* _Written instruction_: Repeat the material exactly from its first line to the line that includes "fingerPaste, isolationPaste, bbPaste];". Skip pictures.

* _Source excerpt_:
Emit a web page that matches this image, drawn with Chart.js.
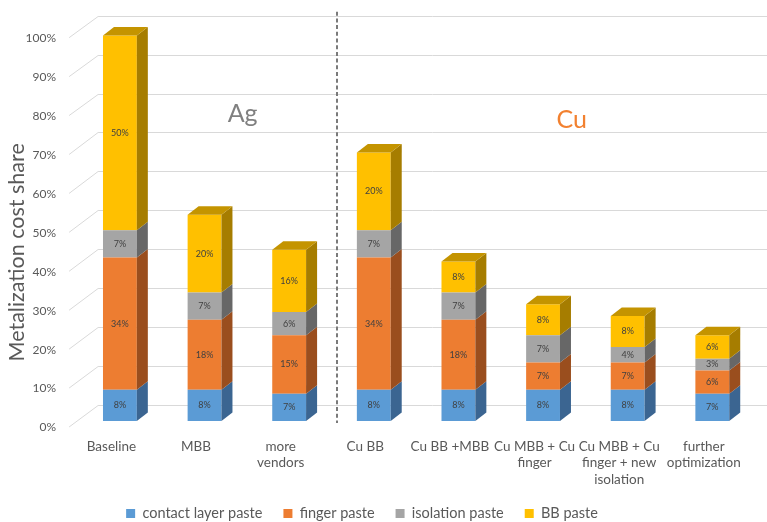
<!DOCTYPE html>
<html>
<head>
<meta charset="utf-8">
<script src="https://cdn.jsdelivr.net/npm/chart.js@4.4.1/dist/chart.umd.min.js"></script>
<style>
  html, body { margin: 0; padding: 0; background: #ffffff; }
  #wrap { width: 767px; height: 522px; }
</style>
</head>
<body>
<div id="wrap"><canvas id="c" width="767" height="522"></canvas></div>
<script>
// Metalization cost share per scenario (percent of baseline)
const categories = [
  ['Baseline'], ['MBB'], ['more', 'vendors'], ['Cu BB'], ['Cu BB +MBB'],
  ['Cu MBB + Cu', 'finger'], ['Cu MBB + Cu', 'finger + new', 'isolation'],
  ['further', 'optimization']
];
const seriesNames = ['contact layer paste', 'finger paste', 'isolation paste', 'BB paste'];
const contactLayerPaste = [8, 8, 7, 8, 8, 8, 8, 7];
const fingerPaste       = [34, 18, 15, 34, 18, 7, 7, 6];
const isolationPaste    = [7, 7, 6, 7, 7, 7, 4, 3];
const bbPaste           = [50, 20, 16, 20, 8, 8, 8, 6];
const yTickValues = [0, 10, 20, 30, 40, 50, 60, 70, 80, 90, 100];
const groupNames = ['Ag', 'Cu'];
const axisTitle = 'Metalization cost share';

// styling
const frontColors = ['#5B9BD5', '#ED7D31', '#A5A5A5', '#FFC000'];
const sideColors  = ['#3B6591', '#9A4E1E', '#676767', '#A67D00'];
const topColors   = ['#4A80B2', '#C0651F', '#878787', '#C49400'];
const textGray = '#595959';
const DEPTH_X = 11, DEPTH_Y = -8.5;     // bar depth
const FLOOR_X = 29, FLOOR_Y = -22;      // wall depth
const BAR_SHIFT_X = 8.5, BAR_SHIFT_Y = -6; // bars sit slightly behind the floor front

Chart.defaults.font.family = 'Lato, "Open Sans", sans-serif';

const seriesData = [contactLayerPaste, fingerPaste, isolationPaste, bbPaste];

// back wall gridlines with their diagonal floor edge, plus the Ag/Cu separator
const wallPlugin = {
  id: 'wall',
  beforeDatasetsDraw(chart) {
    const { ctx, chartArea, scales: { x, y } } = chart;
    ctx.save();
    ctx.strokeStyle = '#D9D9D9';
    ctx.lineWidth = 1;
    const xf = chartArea.left - BAR_SHIFT_X;
    const xb = xf + FLOOR_X;
    yTickValues.forEach(v => {
      const yp = y.getPixelForValue(v);
      const yFront = yp - BAR_SHIFT_Y;
      const yBack = Math.round(yFront + FLOOR_Y) + 0.5;
      ctx.beginPath();
      ctx.moveTo(xf, yFront);
      ctx.lineTo(xb, yBack);
      ctx.lineTo(chart.width, yBack);
      ctx.stroke();
    });
    // dashed separator between the silver and copper scenarios
    const xs = Math.round((x.getPixelForValue(2) + x.getPixelForValue(3)) / 2 + DEPTH_X / 2);
    ctx.strokeStyle = '#7A7A7A';
    ctx.lineWidth = 2;
    ctx.setLineDash([4, 2.7]);
    ctx.beginPath();
    ctx.moveTo(xs, y.getPixelForValue(100) - 20);
    ctx.lineTo(xs, y.getPixelForValue(0) + 2);
    ctx.stroke();
    ctx.restore();
  }
};

// side and top faces of each stacked bar, then value labels on the front faces
const barFacesPlugin = {
  id: 'barFaces',
  afterDatasetsDraw(chart) {
    const { ctx } = chart;
    ctx.save();
    for (let d = 0; d < chart.data.datasets.length; d++) {
      const meta = chart.getDatasetMeta(d);
      meta.data.forEach((el, i) => {
        const p = el.getProps(['x', 'y', 'base', 'width'], true);
        const x1 = p.x + p.width / 2, x0 = p.x - p.width / 2;
        const yt = Math.min(p.y, p.base), yb = Math.max(p.y, p.base);
        ctx.fillStyle = sideColors[d];
        ctx.beginPath();
        ctx.moveTo(x1, yt);
        ctx.lineTo(x1 + DEPTH_X, yt + DEPTH_Y);
        ctx.lineTo(x1 + DEPTH_X, yb + DEPTH_Y);
        ctx.lineTo(x1, yb);
        ctx.closePath();
        ctx.fill();
        // top face only on the highest segment of the stack
        let isTop = true;
        for (let k = d + 1; k < chart.data.datasets.length; k++) {
          if (chart.data.datasets[k].data[i] > 0) isTop = false;
        }
        if (isTop) {
          ctx.fillStyle = topColors[d];
          ctx.beginPath();
          ctx.moveTo(x0, yt);
          ctx.lineTo(x0 + DEPTH_X, yt + DEPTH_Y);
          ctx.lineTo(x1 + DEPTH_X, yt + DEPTH_Y);
          ctx.lineTo(x1, yt);
          ctx.closePath();
          ctx.fill();
        }
      });
    }
    // value labels
    ctx.fillStyle = '#404040';
    ctx.font = '9px Lato, sans-serif';
    ctx.textAlign = 'center';
    ctx.textBaseline = 'middle';
    for (let d = 0; d < chart.data.datasets.length; d++) {
      const meta = chart.getDatasetMeta(d);
      meta.data.forEach((el, i) => {
        const v = chart.data.datasets[d].data[i];
        const p = el.getProps(['x', 'y', 'base'], true);
        ctx.fillText(v + '%', p.x, (p.y + p.base) / 2);
      });
    }
    // group captions
    const { x, y } = chart.scales;
    ctx.font = '25px Lato, sans-serif';
    ctx.textBaseline = 'alphabetic';
    ctx.fillStyle = '#808080';
    ctx.fillText(groupNames[0], x.getPixelForValue(1.45), y.getPixelForValue(76.9));
    ctx.fillStyle = '#F28130';
    ctx.fillText(groupNames[1], x.getPixelForValue(5.34), y.getPixelForValue(75.3));
    ctx.restore();
  }
};

// vertical axis title, centred on the visible wall
const axisTitlePlugin = {
  id: 'axisTitle',
  afterDraw(chart) {
    const { ctx, chartArea } = chart;
    ctx.save();
    ctx.translate(17, (chartArea.top + chartArea.bottom) / 2 + 26);
    ctx.rotate(-Math.PI / 2);
    ctx.font = '21.5px Lato, sans-serif';
    ctx.fillStyle = textGray;
    ctx.textAlign = 'center';
    ctx.textBaseline = 'middle';
    ctx.fillText(axisTitle, 0, 0);
    ctx.restore();
  }
};

// place the legend row under the plot and let the category labels use the full height
const legendPlacePlugin = {
  id: 'legendPlace',
  afterLayout(chart) {
    chart.scales.x.bottom = chart.height;
  },
  afterUpdate(chart) {
    const lg = chart.legend;
    if (!lg) return;
    const dx = 362 - (lg.left + lg.right) / 2;
    const pad = lg.options.labels.padding;
    const fs = lg.options.labels.font.size;
    const dy = 513.5 - (lg.top + pad + fs / 2);
    lg.left += dx; lg.right += dx;
    lg.top += dy; lg.bottom += dy;
  }
};

const PLOT_BOTTOM = 421;

new Chart(document.getElementById('c'), {
  type: 'bar',
  data: {
    labels: categories,
    datasets: seriesData.map((arr, k) => ({
      label: seriesNames[k],
      data: arr,
      backgroundColor: frontColors[k],
      borderWidth: 0,
      barPercentage: 0.4,
      categoryPercentage: 1.0
    }))
  },
  options: {
    responsive: false,
    animation: false,
    devicePixelRatio: 1,
    layout: { padding: { left: 0, right: 11, top: 31.7, bottom: 0 } },
    scales: {
      x: {
        stacked: true,
        grid: { display: false, drawTicks: false },
        border: { display: false },
        ticks: {
          color: textGray,
          font: { size: 13.5, lineHeight: 1.24 },
          padding: 17,
          labelOffset: -BAR_SHIFT_X,
          autoSkip: false,
          maxRotation: 0,
          minRotation: 0
        },
        afterFit(scale) {
          const lg = scale.chart.legend;
          scale.height = scale.chart.height - PLOT_BOTTOM - (lg ? lg.height : 0);
        }
      },
      y: {
        stacked: true,
        min: 0,
        max: 100,
        grid: { display: false, drawTicks: false },
        border: { display: false },
        ticks: {
          stepSize: 10,
          color: textGray,
          font: { size: 12 },
          padding: 21.6,
          labelOffset: -BAR_SHIFT_Y + 0.5,
          callback: v => v + '%'
        },
        afterFit(scale) { scale.width = 77.6; }
      }
    },
    plugins: {
      legend: {
        position: 'bottom',
        labels: {
          color: textGray,
          font: { size: 14.5 },
          boxWidth: 9,
          boxHeight: 9,
          padding: 21
        }
      },
      tooltip: { enabled: false }
    }
  },
  plugins: [wallPlugin, barFacesPlugin, axisTitlePlugin, legendPlacePlugin]
});
</script>
</body>
</html>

* _Response below_:
Emit a web page that matches this image, drawn with Chart.js.
<!DOCTYPE html>
<html>
<head>
<meta charset="utf-8">
<script src="https://cdn.jsdelivr.net/npm/chart.js@4.4.1/dist/chart.umd.min.js"></script>
<style>
  html, body { margin: 0; padding: 0; background: #ffffff; }
  #wrap { width: 767px; height: 522px; }
</style>
</head>
<body>
<div id="wrap"><canvas id="c" width="767" height="522"></canvas></div>
<script>
// Metalization cost share per scenario (percent of baseline)
const categories = [
  ['Baseline'], ['MBB'], ['more', 'vendors'], ['Cu BB'], ['Cu BB +MBB'],
  ['Cu MBB + Cu', 'finger'], ['Cu MBB + Cu', 'finger + new', 'isolation'],
  ['further', 'optimization']
];
const seriesNames = ['contact layer paste', 'finger paste', 'isolation paste', 'BB paste'];
const contactLayerPaste = [8, 8, 7, 8, 8, 8, 8, 7];
const fingerPaste       = [34, 18, 15, 34, 18, 7, 7, 6];
const isolationPaste    = [7, 7, 6, 7, 7, 7, 4, 3];
const bbPaste           = [50, 20, 16, 20, 8, 8, 8, 6];
const yTickValues = [0, 10, 20, 30, 40, 50, 60, 70, 80, 90, 100];
const groupNames = ['Ag', 'Cu'];
const axisTitle = 'Metalization cost share';

// styling
const frontColors = ['#5B9BD5', '#ED7D31', '#A5A5A5', '#FFC000'];
const sideColors  = ['#3B6591', '#9A4E1E', '#676767', '#A67D00'];
const topColors   = ['#4A80B2', '#C0651F', '#878787', '#C49400'];
const textGray = '#595959';
const DEPTH_X = 11, DEPTH_Y = -8.5;     // bar depth
const FLOOR_X = 29, FLOOR_Y = -22;      // wall depth
const BAR_SHIFT_X = 8.5, BAR_SHIFT_Y = -6; // bars sit slightly behind the floor front

Chart.defaults.font.family = 'Lato, "Open Sans", sans-serif';

const seriesData = [contactLayerPaste, fingerPaste, isolationPaste, bbPaste];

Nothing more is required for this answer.